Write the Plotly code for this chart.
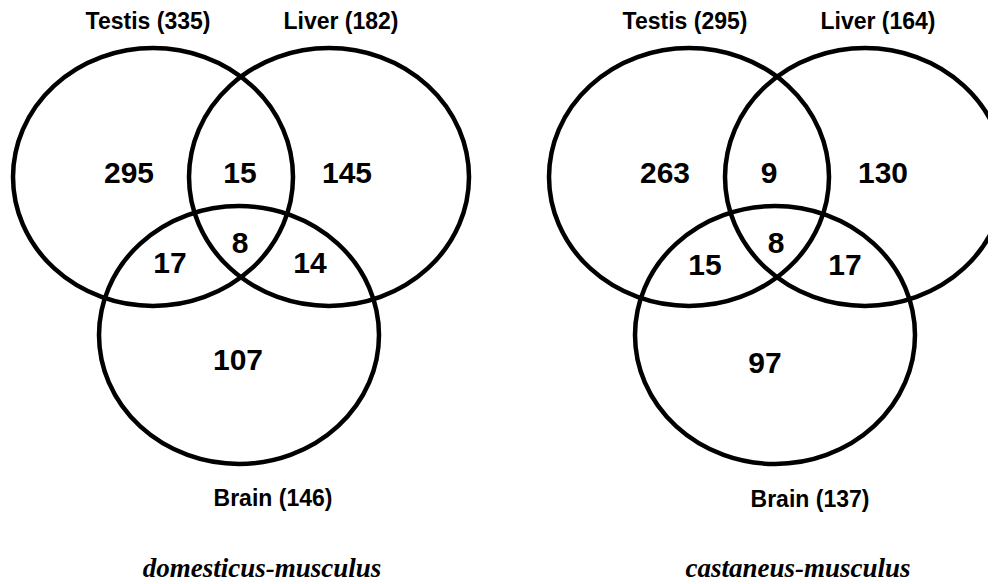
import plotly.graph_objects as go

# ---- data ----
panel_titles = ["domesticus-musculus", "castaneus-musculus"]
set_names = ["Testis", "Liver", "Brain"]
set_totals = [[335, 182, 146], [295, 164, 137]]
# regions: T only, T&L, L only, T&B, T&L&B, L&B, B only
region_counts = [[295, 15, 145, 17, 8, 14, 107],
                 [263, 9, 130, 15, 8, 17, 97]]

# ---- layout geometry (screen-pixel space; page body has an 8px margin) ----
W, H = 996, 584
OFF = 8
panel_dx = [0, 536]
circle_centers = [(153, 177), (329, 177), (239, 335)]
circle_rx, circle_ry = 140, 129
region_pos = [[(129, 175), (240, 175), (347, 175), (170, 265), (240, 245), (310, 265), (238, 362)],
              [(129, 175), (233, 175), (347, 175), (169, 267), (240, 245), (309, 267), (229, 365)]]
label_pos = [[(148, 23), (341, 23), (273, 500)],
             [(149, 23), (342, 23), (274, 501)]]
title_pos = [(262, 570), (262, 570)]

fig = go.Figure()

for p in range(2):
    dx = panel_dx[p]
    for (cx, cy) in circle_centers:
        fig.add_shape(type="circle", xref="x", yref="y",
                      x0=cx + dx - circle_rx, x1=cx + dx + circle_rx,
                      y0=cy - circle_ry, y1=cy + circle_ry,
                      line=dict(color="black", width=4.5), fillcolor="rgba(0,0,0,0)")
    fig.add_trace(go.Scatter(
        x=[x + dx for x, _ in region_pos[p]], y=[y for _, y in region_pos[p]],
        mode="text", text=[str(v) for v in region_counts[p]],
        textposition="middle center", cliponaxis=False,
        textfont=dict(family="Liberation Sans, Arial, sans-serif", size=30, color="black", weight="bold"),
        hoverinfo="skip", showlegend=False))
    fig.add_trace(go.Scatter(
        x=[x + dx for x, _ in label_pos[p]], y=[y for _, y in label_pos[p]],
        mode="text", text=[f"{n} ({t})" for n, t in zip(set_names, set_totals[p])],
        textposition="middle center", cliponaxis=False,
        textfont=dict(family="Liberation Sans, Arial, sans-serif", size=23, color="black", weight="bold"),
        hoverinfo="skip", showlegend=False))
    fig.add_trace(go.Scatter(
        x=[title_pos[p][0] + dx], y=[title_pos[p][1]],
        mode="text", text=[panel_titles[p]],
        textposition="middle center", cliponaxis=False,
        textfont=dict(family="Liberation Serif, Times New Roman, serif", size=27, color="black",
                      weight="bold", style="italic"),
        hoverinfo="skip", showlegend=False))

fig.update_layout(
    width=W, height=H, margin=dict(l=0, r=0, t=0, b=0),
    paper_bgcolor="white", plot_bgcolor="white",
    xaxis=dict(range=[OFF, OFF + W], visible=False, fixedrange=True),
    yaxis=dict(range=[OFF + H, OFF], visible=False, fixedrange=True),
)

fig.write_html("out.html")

——

→ What the exercise asks:
Leaving out the pictures, repeat the data above exactly.

→ Response to the task:
Write the Plotly code for this chart.
import plotly.graph_objects as go

# ---- data ----
panel_titles = ["domesticus-musculus", "castaneus-musculus"]
set_names = ["Testis", "Liver", "Brain"]
set_totals = [[335, 182, 146], [295, 164, 137]]
# regions: T only, T&L, L only, T&B, T&L&B, L&B, B only
region_counts = [[295, 15, 145, 17, 8, 14, 107],
                 [263, 9, 130, 15, 8, 17, 97]]

# ---- layout geometry (screen-pixel space; page body has an 8px margin) ----
W, H = 996, 584
OFF = 8
panel_dx = [0, 536]
circle_centers = [(153, 177), (329, 177), (239, 335)]
circle_rx, circle_ry = 140, 129
region_pos = [[(129, 175), (240, 175), (347, 175), (170, 265), (240, 245), (310, 265), (238, 362)],
              [(129, 175), (233, 175), (347, 175), (169, 267), (240, 245), (309, 267), (229, 365)]]
label_pos = [[(148, 23), (341, 23), (273, 500)],
             [(149, 23), (342, 23), (274, 501)]]
title_pos = [(262, 570), (262, 570)]

fig = go.Figure()

for p in range(2):
    dx = panel_dx[p]
    for (cx, cy) in circle_centers:
        fig.add_shape(type="circle", xref="x", yref="y",
                      x0=cx + dx - circle_rx, x1=cx + dx + circle_rx,
                      y0=cy - circle_ry, y1=cy + circle_ry,
                      line=dict(color="black", width=4.5), fillcolor="rgba(0,0,0,0)")
    fig.add_trace(go.Scatter(
        x=[x + dx for x, _ in region_pos[p]], y=[y for _, y in region_pos[p]],
        mode="text", text=[str(v) for v in region_counts[p]],
        textposition="middle center", cliponaxis=False,
        textfont=dict(family="Liberation Sans, Arial, sans-serif", size=30, color="black", weight="bold"),
        hoverinfo="skip", showlegend=False))
    fig.add_trace(go.Scatter(
        x=[x + dx for x, _ in label_pos[p]], y=[y for _, y in label_pos[p]],
        mode="text", text=[f"{n} ({t})" for n, t in zip(set_names, set_totals[p])],
        textposition="middle center", cliponaxis=False,
        textfont=dict(family="Liberation Sans, Arial, sans-serif", size=23, color="black", weight="bold"),
        hoverinfo="skip", showlegend=False))
    fig.add_trace(go.Scatter(
        x=[title_pos[p][0] + dx], y=[title_pos[p][1]],
        mode="text", text=[panel_titles[p]],
        textposition="middle center", cliponaxis=False,
        textfont=dict(family="Liberation Serif, Times New Roman, serif", size=27, color="black",
                      weight="bold", style="italic"),
        hoverinfo="skip", showlegend=False))

fig.update_layout(
    width=W, height=H, margin=dict(l=0, r=0, t=0, b=0),
    paper_bgcolor="white", plot_bgcolor="white",
    xaxis=dict(range=[OFF, OFF + W], visible=False, fixedrange=True),
    yaxis=dict(range=[OFF + H, OFF], visible=False, fixedrange=True),
)

fig.write_html("out.html")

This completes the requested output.